Proud Infidel said...

The whole Wahabbism thing is a red herring. Intolerance is generic and genetic to Islam, Wahabbism is just another brand of it.

And the Saudis don't have to tell the Imans what to preach. The Koran, Sunnas and Hadiths take care of that.

spackle said...

According to nmd7s profile he/she is involved in "government" in Somalia. Draw your own conclusions.

Nilk said...

I've yet to see anything about this in the Muslim Village forums, but I suspect they would be gnashing their teeth and tearing their hair in the private sections of their board.

Richard Kerbaj is doing some remarkable work exposing the inner workings of the islamic movement in Oz, and certainly upsets quite a few of our homegrowns.

I attended a speech by Walid Aly the other night with a few other local anti-jihadis, and the stench of dhimmitude was sickening.
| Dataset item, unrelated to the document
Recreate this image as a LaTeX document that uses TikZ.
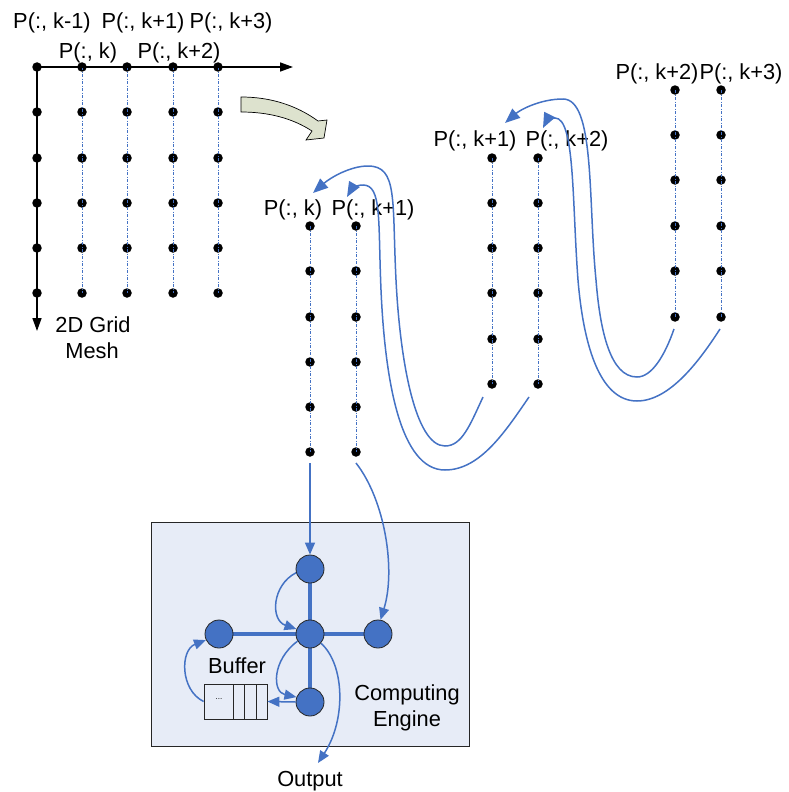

However.... there are small signs - such as the woman who took two minutes to ask whether it wouldn't be better for us to have homegrown imams in the mosques rather than Saudi-bred and funded ones.

Political correctness is dreadful to watch in action when you can't even ask a straight question, and Damon is correct - the general aussie on the ground is not a fan of multiculturalism. Far from it.